Da denke ich wieder an die zwei schlauen Studentinnen, die der Meinung sind, dass Wissen hieße, zu wissen wo etwas stehe. Das ist ebenso dumm wie pragmatisch, binsenweise wie zielorientiert. Auch diese beiden werden irgendwann einmal vielleicht in einem dieser Büros sitzen und sich auf den Feierabend freuen.
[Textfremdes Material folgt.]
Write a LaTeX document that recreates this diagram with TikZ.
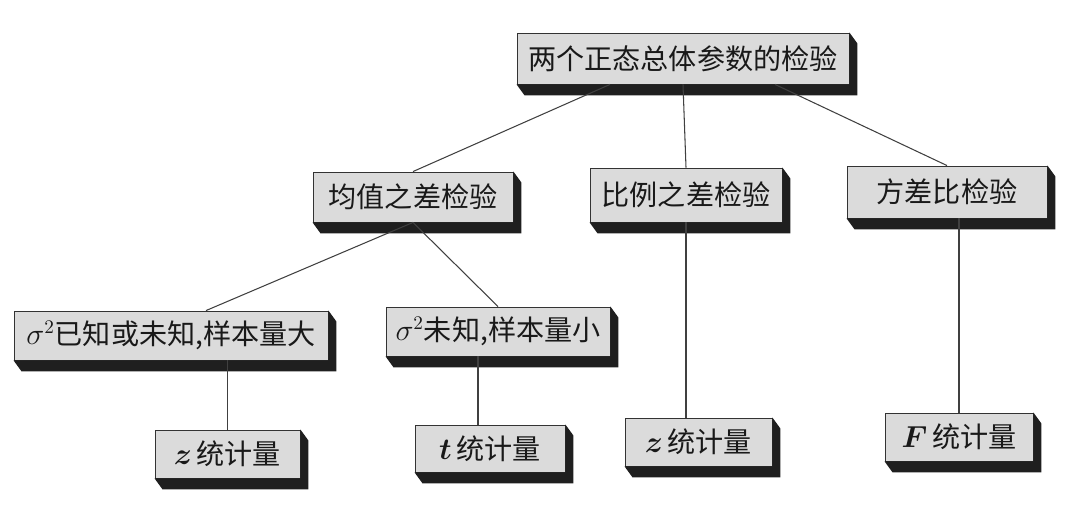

Vielmehr heißt doch wissen, zu wissen wo MAN stehe: eben am besten nicht im Weg herum. Gut ist auch, zu wissen, wo man so ungefähr im Leben steht, ob es da noch Perspektiven und Freuden gibt, von denen man noch nichts ahnt. Ebenso gut ist, zu wissen, ob man vor dem richtigen Haus oder an der richtigen Haltstelle steht. Das ist auch ganz pragmatisch, da muss man gar nicht Lebensmetaphern bemühen und immer das sogenannte Große Ganze im Auge haben. Wenn man nämlich statt des "man" das "etwas" sucht, dann is man meistens ganz falsch. Gnothi seauton, wie der alte Grieche sagt, um zum Schluss noch was ganz Gescheites liegen zu lassen.